-- What you should do --
Only the lines from the start of the data through the line containing "Chart.register(...registerables);" should be written out, exactly as they are, with both ends included and the pictures left out.

— START OF Given data —

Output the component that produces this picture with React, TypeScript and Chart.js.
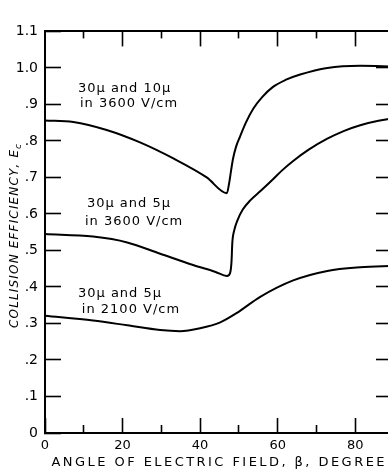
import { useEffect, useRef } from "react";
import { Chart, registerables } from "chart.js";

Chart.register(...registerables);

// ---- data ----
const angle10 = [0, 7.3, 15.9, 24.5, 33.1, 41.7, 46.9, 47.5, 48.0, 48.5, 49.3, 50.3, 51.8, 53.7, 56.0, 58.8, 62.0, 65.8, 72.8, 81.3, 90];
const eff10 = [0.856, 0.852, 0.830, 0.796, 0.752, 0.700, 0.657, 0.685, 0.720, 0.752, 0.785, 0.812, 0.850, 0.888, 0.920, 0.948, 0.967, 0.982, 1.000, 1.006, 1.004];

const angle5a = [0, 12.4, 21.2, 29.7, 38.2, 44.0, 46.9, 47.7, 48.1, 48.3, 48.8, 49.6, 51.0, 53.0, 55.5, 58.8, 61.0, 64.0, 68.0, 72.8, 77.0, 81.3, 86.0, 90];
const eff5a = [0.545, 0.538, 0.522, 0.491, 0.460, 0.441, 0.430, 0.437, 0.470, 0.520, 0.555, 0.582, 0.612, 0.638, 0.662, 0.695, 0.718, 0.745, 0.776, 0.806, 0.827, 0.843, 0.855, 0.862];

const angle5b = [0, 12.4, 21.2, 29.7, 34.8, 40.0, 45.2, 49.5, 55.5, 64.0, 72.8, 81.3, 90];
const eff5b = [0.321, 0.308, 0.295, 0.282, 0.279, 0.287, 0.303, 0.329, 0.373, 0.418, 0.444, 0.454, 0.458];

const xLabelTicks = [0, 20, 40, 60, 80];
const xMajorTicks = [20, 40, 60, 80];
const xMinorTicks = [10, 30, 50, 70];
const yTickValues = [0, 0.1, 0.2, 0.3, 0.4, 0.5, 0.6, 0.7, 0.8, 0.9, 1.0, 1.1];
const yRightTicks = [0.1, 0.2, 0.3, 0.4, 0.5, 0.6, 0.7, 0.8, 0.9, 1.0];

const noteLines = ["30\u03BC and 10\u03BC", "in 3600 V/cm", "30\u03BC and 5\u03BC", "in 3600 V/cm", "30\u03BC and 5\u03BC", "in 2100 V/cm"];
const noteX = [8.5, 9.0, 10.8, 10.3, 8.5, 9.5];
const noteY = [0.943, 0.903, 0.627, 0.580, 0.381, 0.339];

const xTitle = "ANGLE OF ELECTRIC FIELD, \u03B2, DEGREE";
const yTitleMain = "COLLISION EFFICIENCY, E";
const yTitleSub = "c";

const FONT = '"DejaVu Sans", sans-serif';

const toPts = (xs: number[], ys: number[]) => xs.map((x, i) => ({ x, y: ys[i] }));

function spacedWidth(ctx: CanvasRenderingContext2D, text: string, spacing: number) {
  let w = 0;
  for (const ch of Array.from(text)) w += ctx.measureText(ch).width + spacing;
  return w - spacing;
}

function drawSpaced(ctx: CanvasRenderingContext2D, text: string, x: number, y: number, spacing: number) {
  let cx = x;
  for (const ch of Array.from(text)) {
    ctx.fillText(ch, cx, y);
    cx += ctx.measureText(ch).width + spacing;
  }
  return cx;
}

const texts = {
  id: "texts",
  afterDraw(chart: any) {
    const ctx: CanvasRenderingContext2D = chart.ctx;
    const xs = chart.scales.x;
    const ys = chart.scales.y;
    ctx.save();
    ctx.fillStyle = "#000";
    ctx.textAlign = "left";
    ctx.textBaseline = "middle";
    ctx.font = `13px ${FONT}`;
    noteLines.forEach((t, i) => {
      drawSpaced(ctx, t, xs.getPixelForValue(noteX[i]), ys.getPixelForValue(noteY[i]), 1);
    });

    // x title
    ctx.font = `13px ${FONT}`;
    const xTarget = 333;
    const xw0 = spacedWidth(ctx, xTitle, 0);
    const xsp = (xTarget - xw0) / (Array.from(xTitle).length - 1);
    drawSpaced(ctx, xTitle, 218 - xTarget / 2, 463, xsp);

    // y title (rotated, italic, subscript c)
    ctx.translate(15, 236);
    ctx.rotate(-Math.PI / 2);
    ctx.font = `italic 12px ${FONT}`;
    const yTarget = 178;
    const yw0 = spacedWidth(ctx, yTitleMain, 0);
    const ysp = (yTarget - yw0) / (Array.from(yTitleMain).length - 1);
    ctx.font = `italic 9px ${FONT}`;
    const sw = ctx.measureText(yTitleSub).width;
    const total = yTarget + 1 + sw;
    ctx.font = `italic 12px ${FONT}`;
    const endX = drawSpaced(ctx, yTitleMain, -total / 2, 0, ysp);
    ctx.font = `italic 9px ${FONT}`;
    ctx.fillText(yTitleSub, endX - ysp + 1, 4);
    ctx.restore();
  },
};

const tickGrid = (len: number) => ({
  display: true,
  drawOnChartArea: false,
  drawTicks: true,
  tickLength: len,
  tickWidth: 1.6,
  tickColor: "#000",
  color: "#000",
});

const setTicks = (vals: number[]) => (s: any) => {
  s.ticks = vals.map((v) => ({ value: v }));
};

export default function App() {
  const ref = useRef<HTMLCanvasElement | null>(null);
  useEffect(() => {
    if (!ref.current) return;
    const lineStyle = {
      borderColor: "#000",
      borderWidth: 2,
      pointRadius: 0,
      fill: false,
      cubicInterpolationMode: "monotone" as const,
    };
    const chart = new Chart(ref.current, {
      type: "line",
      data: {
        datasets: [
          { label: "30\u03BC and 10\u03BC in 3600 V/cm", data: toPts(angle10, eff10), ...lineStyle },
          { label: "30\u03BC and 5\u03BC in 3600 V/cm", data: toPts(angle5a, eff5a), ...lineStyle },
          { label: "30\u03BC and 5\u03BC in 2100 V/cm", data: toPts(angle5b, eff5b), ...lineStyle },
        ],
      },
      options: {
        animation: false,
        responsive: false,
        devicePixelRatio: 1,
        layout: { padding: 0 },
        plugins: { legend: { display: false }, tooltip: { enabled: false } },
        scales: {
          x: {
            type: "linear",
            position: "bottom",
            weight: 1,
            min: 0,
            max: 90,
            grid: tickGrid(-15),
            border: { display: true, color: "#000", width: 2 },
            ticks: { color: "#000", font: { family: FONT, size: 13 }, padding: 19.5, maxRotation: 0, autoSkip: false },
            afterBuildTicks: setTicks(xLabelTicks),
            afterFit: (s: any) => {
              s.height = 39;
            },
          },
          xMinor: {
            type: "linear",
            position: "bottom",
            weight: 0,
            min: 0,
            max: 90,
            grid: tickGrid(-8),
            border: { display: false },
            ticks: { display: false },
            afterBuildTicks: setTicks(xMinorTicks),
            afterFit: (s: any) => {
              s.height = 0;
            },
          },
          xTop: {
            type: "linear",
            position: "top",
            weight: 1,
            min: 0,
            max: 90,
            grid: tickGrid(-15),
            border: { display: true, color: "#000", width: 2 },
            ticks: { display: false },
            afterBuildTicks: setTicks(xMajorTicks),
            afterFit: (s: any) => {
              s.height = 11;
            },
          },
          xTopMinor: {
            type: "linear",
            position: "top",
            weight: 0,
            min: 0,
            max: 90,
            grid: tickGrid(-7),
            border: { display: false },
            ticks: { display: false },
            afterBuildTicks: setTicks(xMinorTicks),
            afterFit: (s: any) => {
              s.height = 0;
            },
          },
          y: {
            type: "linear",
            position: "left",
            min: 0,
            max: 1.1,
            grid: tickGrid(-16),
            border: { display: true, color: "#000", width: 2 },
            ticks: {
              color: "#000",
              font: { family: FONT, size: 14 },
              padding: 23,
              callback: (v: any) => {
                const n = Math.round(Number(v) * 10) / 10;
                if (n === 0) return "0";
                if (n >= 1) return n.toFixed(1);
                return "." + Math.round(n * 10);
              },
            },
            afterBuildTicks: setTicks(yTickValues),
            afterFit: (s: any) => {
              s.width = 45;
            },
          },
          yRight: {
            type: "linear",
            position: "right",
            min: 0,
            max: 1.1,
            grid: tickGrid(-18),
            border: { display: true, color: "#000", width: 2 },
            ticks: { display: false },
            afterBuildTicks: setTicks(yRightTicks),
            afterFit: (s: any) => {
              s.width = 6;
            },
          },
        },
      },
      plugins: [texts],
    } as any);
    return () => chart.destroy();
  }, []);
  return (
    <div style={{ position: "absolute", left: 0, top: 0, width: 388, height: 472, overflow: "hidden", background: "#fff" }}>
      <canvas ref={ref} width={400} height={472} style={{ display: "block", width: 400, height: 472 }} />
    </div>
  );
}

— END OF Given data —

-- Written reply --
Output the component that produces this picture with React, TypeScript and Chart.js.
import { useEffect, useRef } from "react";
import { Chart, registerables } from "chart.js";

Chart.register(...registerables);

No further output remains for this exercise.